• **Work to be completed**
From the listing below, copy only the lines from the line that contains "Reproduce this chart with D3.js." to the line that contains "const noiseAmp = [0.15, 0.15, 0.15];", counting those two lines as part of the copy.

• **Records to use**
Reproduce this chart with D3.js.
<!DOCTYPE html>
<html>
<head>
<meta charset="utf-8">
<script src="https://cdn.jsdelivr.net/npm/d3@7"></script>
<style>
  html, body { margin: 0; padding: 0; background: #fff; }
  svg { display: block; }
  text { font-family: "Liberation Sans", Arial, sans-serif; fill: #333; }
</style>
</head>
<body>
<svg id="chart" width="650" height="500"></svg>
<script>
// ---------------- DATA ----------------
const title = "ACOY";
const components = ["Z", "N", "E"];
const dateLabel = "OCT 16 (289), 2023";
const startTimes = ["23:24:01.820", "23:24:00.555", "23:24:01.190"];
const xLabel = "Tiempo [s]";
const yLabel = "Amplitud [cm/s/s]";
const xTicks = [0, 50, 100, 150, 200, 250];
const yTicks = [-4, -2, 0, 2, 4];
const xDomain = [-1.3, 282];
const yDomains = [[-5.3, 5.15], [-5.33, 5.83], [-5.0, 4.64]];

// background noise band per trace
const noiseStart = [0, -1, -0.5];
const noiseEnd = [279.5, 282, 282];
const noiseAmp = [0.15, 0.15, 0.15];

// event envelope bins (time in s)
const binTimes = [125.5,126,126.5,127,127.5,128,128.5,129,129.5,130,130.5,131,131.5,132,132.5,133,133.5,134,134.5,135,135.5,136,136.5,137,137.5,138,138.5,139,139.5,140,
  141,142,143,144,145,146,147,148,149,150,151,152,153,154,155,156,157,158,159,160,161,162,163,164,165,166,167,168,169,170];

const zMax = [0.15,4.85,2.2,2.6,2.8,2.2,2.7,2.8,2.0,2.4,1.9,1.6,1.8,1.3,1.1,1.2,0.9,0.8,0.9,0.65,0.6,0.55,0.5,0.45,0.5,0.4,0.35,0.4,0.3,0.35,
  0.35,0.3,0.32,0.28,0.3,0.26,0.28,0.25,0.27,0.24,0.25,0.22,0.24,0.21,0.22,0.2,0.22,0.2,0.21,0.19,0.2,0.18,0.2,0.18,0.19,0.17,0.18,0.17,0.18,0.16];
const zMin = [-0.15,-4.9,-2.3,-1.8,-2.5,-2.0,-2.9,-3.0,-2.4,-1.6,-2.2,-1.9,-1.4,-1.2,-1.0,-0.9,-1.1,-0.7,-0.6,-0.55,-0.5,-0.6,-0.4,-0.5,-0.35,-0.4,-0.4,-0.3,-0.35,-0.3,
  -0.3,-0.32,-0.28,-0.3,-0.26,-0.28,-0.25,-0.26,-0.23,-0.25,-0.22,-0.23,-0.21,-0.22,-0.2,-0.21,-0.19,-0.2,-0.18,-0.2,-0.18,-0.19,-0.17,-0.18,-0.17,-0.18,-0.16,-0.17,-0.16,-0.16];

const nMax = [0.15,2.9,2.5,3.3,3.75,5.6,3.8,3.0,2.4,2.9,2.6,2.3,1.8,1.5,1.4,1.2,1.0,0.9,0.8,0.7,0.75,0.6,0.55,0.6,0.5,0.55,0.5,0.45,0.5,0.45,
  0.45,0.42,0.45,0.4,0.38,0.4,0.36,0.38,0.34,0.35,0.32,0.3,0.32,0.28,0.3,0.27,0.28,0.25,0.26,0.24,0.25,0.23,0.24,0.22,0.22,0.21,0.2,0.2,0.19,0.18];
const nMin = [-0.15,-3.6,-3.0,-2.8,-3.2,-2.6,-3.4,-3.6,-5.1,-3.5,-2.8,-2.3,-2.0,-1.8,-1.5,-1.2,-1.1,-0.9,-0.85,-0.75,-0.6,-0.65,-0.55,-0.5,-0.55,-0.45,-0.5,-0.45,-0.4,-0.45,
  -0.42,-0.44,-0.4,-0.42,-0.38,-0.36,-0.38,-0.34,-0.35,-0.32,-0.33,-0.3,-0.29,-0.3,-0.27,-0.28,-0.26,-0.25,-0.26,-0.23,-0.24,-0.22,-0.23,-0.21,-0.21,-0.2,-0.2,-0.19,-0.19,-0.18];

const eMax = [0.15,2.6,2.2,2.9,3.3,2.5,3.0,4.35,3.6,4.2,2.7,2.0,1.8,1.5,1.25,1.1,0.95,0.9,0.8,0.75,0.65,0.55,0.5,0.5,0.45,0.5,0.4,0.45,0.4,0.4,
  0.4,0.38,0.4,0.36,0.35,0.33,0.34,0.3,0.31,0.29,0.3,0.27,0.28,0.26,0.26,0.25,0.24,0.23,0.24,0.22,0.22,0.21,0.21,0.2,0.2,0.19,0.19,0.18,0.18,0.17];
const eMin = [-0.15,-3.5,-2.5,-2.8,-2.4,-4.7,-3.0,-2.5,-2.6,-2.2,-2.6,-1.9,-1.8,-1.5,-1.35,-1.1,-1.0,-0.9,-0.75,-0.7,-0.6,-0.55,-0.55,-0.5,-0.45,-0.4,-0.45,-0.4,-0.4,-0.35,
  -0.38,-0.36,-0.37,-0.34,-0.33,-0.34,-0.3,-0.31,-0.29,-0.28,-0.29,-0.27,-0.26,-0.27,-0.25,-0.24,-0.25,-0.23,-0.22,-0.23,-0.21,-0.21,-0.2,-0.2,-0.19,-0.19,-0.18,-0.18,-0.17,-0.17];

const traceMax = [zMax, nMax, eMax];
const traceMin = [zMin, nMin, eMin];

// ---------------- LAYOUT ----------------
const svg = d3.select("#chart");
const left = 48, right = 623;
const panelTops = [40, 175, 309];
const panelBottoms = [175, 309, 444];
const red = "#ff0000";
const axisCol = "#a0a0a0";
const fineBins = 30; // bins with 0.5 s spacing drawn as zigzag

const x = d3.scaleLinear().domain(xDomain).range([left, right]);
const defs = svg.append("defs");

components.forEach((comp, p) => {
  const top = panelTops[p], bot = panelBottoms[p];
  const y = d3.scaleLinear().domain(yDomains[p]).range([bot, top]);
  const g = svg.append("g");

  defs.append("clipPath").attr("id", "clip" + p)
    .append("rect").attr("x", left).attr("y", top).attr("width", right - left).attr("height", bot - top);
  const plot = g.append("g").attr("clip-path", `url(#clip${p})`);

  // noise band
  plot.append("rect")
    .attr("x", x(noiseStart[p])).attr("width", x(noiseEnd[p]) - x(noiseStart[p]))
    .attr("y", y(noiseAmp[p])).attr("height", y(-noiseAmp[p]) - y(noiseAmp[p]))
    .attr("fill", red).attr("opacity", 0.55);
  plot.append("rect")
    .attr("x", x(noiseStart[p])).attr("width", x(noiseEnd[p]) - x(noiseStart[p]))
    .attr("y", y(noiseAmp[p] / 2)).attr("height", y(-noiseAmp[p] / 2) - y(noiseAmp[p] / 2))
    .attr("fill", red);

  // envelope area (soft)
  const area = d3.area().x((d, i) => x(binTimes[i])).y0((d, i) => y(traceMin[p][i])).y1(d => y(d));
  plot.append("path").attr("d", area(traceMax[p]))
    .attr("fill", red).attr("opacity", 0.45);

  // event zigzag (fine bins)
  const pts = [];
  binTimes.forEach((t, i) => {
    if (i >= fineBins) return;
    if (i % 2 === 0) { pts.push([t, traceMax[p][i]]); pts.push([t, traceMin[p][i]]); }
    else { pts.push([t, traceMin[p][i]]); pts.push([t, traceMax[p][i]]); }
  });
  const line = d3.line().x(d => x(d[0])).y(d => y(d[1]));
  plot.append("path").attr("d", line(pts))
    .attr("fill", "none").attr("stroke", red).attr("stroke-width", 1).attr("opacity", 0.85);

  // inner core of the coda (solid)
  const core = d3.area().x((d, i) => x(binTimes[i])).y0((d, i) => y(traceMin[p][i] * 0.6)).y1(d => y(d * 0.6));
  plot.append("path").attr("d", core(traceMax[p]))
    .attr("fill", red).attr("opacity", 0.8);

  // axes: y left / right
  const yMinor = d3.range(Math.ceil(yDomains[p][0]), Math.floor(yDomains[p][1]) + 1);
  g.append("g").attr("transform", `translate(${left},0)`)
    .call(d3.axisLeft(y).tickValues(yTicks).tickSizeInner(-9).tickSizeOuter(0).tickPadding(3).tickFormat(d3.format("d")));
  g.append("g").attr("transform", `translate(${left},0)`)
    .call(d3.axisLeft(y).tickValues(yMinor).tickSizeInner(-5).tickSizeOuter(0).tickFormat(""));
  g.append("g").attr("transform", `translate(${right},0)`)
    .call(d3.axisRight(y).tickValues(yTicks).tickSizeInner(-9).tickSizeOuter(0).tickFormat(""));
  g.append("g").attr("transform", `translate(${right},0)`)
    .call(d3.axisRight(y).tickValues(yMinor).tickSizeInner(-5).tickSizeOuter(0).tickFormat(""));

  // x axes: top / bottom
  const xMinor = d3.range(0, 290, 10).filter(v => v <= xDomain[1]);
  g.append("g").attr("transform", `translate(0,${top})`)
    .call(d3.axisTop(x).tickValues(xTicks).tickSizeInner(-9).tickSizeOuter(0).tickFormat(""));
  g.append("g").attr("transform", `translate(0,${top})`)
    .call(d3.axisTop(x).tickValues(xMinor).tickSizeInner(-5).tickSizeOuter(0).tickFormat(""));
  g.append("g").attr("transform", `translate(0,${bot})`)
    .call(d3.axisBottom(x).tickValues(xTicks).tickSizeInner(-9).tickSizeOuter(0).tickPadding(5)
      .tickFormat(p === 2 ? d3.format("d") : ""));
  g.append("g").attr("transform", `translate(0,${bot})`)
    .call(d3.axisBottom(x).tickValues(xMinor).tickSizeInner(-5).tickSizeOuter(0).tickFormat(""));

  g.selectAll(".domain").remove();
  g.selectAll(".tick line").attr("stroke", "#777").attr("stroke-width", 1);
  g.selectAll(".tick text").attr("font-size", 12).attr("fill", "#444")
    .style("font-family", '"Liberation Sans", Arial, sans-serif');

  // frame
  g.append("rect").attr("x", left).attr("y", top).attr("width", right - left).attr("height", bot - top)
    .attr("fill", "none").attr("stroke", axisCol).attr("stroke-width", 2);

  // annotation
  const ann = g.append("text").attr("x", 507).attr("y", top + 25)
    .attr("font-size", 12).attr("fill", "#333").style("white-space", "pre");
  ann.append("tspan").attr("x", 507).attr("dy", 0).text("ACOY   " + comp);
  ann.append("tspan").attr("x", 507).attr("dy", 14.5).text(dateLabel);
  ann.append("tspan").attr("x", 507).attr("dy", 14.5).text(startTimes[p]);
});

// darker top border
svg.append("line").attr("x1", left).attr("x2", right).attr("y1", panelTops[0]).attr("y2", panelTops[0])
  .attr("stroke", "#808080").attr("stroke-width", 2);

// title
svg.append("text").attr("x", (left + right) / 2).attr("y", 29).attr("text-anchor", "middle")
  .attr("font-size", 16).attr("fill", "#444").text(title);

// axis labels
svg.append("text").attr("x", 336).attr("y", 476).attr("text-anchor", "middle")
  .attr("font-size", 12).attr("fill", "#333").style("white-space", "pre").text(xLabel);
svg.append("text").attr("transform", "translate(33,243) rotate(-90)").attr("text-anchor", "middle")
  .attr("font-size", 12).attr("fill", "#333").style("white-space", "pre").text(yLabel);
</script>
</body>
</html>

--

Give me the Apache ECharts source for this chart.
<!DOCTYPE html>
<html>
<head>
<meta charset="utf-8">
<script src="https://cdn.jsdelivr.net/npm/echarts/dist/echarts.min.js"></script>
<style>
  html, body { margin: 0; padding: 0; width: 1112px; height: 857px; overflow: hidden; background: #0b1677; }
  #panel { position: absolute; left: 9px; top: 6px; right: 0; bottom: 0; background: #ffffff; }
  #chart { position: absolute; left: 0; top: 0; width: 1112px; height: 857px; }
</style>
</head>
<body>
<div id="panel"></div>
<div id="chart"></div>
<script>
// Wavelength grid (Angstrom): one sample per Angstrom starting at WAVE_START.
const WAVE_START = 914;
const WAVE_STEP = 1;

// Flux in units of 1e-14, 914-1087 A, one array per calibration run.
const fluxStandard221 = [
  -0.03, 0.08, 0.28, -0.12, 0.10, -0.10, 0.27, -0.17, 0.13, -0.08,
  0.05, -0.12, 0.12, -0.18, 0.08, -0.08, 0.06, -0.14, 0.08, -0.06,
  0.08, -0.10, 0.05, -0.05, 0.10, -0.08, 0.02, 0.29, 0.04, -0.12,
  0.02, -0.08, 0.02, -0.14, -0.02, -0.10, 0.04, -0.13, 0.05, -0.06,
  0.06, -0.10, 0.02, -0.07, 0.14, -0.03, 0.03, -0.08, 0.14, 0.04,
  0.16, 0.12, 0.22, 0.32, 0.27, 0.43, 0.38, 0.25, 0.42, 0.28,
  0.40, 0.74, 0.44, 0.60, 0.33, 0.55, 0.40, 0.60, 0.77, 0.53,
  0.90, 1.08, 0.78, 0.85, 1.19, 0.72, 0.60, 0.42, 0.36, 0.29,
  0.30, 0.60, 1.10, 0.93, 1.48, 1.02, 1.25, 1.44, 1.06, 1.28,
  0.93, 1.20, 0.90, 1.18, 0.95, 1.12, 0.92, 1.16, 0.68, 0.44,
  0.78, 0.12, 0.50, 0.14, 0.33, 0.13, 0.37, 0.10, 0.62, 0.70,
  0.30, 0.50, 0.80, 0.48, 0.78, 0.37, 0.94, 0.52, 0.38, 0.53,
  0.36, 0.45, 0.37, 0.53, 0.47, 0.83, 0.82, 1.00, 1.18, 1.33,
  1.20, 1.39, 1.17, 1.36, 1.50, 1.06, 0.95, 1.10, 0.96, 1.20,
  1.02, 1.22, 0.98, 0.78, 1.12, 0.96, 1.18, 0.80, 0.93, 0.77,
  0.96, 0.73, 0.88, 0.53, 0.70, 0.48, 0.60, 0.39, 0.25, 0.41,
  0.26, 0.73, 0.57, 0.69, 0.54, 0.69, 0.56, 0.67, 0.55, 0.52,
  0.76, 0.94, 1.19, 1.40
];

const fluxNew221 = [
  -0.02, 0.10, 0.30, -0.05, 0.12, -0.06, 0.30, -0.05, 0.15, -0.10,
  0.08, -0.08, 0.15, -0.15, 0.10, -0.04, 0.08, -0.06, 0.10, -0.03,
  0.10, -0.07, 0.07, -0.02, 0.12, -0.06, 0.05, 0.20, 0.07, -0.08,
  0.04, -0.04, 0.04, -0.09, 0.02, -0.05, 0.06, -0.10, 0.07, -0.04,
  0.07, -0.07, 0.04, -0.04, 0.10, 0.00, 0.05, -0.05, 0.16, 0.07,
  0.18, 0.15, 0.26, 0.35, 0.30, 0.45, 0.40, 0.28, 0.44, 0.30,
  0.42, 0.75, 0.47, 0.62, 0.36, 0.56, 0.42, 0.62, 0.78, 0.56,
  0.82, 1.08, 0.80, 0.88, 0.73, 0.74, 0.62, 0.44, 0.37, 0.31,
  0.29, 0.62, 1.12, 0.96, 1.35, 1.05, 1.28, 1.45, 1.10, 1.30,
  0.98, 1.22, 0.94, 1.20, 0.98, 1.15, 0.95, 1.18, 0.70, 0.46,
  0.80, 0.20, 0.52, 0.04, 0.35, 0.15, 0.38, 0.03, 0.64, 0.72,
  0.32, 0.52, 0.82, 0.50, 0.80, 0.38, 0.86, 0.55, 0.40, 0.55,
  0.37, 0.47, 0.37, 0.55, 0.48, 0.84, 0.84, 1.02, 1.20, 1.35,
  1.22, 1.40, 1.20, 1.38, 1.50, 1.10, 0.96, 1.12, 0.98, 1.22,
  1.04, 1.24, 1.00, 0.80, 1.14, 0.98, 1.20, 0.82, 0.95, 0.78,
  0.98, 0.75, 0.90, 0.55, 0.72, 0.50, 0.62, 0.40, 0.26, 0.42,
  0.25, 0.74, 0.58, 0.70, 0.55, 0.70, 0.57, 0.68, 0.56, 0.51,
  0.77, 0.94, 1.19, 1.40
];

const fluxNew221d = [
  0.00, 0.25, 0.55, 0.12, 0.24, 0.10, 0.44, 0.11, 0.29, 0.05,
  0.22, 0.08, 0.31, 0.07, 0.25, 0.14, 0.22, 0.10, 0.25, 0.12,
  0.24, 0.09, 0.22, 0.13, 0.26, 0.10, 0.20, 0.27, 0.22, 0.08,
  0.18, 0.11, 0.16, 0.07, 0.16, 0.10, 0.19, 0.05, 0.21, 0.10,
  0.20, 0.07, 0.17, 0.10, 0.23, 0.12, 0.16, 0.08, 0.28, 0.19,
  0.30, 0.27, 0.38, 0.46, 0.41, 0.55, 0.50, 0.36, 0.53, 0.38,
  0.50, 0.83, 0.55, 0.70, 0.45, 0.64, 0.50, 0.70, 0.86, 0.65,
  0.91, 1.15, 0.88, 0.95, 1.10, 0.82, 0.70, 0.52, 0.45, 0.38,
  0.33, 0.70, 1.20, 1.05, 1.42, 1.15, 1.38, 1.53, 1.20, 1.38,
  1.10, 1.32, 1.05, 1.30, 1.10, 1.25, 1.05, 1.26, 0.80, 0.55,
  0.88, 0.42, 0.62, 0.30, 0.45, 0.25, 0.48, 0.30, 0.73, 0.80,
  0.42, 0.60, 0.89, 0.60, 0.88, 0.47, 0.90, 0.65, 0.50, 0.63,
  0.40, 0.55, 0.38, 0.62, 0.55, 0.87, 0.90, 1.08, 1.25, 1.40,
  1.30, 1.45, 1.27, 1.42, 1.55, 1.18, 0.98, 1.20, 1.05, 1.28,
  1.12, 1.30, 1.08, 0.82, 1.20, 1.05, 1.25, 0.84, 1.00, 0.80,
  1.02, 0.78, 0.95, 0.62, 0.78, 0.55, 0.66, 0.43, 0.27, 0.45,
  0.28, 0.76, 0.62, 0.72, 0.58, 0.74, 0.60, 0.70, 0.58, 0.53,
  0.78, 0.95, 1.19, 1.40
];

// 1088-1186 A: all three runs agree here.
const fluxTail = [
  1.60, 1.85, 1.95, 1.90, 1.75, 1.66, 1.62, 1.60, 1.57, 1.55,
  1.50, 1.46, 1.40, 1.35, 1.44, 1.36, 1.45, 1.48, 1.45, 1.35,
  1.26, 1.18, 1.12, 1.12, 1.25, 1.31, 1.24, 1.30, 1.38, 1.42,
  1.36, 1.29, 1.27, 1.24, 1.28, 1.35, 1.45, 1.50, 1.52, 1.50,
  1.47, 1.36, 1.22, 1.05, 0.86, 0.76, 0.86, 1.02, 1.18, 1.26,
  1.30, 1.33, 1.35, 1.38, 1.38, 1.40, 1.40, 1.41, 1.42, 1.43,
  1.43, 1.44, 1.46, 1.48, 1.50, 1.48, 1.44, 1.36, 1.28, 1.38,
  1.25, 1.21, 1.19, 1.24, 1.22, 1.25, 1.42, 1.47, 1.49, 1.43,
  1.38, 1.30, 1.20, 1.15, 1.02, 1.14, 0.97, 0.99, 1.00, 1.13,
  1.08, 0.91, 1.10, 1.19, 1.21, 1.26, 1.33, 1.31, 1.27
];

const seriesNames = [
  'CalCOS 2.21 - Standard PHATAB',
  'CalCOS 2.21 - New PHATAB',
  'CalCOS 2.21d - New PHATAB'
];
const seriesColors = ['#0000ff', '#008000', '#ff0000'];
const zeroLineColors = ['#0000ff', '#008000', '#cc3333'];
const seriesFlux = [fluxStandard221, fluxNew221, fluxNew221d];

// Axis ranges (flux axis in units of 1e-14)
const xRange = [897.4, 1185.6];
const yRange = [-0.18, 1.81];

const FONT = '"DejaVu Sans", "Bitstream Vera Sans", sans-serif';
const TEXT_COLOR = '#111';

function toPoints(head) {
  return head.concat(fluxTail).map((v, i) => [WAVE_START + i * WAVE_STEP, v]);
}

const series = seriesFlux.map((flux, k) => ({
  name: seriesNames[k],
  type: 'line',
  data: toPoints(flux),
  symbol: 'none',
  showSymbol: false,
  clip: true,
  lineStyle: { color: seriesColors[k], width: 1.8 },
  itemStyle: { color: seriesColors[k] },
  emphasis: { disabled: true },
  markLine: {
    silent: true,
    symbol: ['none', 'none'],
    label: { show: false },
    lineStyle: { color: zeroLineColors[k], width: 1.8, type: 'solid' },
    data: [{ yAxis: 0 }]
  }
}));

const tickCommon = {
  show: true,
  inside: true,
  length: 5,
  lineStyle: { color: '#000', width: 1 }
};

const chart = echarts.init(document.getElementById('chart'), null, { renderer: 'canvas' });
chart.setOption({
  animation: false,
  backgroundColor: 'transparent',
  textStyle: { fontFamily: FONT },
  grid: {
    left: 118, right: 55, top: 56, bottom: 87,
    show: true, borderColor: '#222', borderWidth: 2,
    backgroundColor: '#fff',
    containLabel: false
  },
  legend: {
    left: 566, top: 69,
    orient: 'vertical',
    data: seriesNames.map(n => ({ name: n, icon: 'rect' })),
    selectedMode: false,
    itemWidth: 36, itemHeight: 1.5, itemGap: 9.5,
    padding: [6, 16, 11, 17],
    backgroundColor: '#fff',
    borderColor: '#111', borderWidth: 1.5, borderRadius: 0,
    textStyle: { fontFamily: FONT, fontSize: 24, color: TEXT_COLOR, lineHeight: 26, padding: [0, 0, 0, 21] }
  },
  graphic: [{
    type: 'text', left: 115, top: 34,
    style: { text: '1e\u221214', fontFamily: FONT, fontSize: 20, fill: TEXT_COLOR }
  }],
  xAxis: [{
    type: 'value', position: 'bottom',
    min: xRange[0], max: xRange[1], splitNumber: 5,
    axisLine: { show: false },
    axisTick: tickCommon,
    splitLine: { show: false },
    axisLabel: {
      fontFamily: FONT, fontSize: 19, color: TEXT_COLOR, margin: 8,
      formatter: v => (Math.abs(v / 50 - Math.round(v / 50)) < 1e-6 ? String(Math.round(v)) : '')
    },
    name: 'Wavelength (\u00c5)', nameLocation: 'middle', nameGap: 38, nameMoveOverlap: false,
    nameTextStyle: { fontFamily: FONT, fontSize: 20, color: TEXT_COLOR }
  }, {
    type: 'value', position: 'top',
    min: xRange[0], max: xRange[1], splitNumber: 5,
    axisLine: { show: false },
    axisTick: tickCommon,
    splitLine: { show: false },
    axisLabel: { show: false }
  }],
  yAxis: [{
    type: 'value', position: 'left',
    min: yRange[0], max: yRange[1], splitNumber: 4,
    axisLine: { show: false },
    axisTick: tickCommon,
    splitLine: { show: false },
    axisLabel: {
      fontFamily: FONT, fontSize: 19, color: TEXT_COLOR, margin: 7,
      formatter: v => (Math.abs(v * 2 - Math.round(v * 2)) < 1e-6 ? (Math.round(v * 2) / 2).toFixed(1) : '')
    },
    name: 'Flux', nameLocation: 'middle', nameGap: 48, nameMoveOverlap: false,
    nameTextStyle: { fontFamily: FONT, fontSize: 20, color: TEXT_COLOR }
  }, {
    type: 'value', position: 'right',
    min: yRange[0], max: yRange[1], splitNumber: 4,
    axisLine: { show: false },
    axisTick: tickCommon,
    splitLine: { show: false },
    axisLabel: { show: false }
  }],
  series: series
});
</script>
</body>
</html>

--

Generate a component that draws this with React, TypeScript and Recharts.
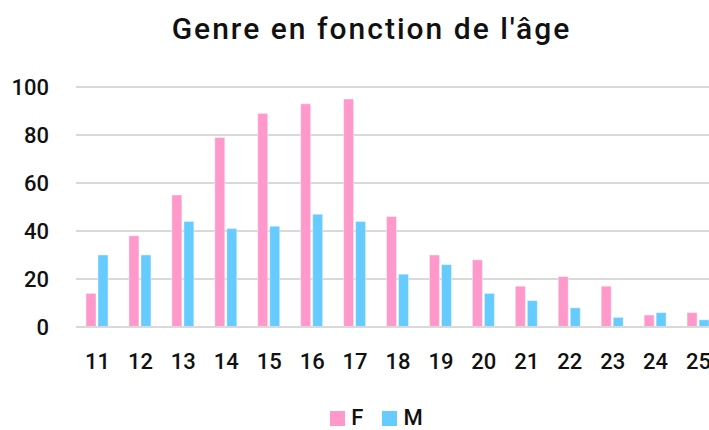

• **Output of the task**
Reproduce this chart with D3.js.
<!DOCTYPE html>
<html>
<head>
<meta charset="utf-8">
<script src="https://cdn.jsdelivr.net/npm/d3@7"></script>
<style>
  html, body { margin: 0; padding: 0; background: #fff; }
  svg { display: block; }
  text { font-family: "Liberation Sans", Arial, sans-serif; fill: #333; }
</style>
</head>
<body>
<svg id="chart" width="650" height="500"></svg>
<script>
// ---------------- DATA ----------------
const title = "ACOY";
const components = ["Z", "N", "E"];
const dateLabel = "OCT 16 (289), 2023";
const startTimes = ["23:24:01.820", "23:24:00.555", "23:24:01.190"];
const xLabel = "Tiempo [s]";
const yLabel = "Amplitud [cm/s/s]";
const xTicks = [0, 50, 100, 150, 200, 250];
const yTicks = [-4, -2, 0, 2, 4];
const xDomain = [-1.3, 282];
const yDomains = [[-5.3, 5.15], [-5.33, 5.83], [-5.0, 4.64]];

// background noise band per trace
const noiseStart = [0, -1, -0.5];
const noiseEnd = [279.5, 282, 282];
const noiseAmp = [0.15, 0.15, 0.15];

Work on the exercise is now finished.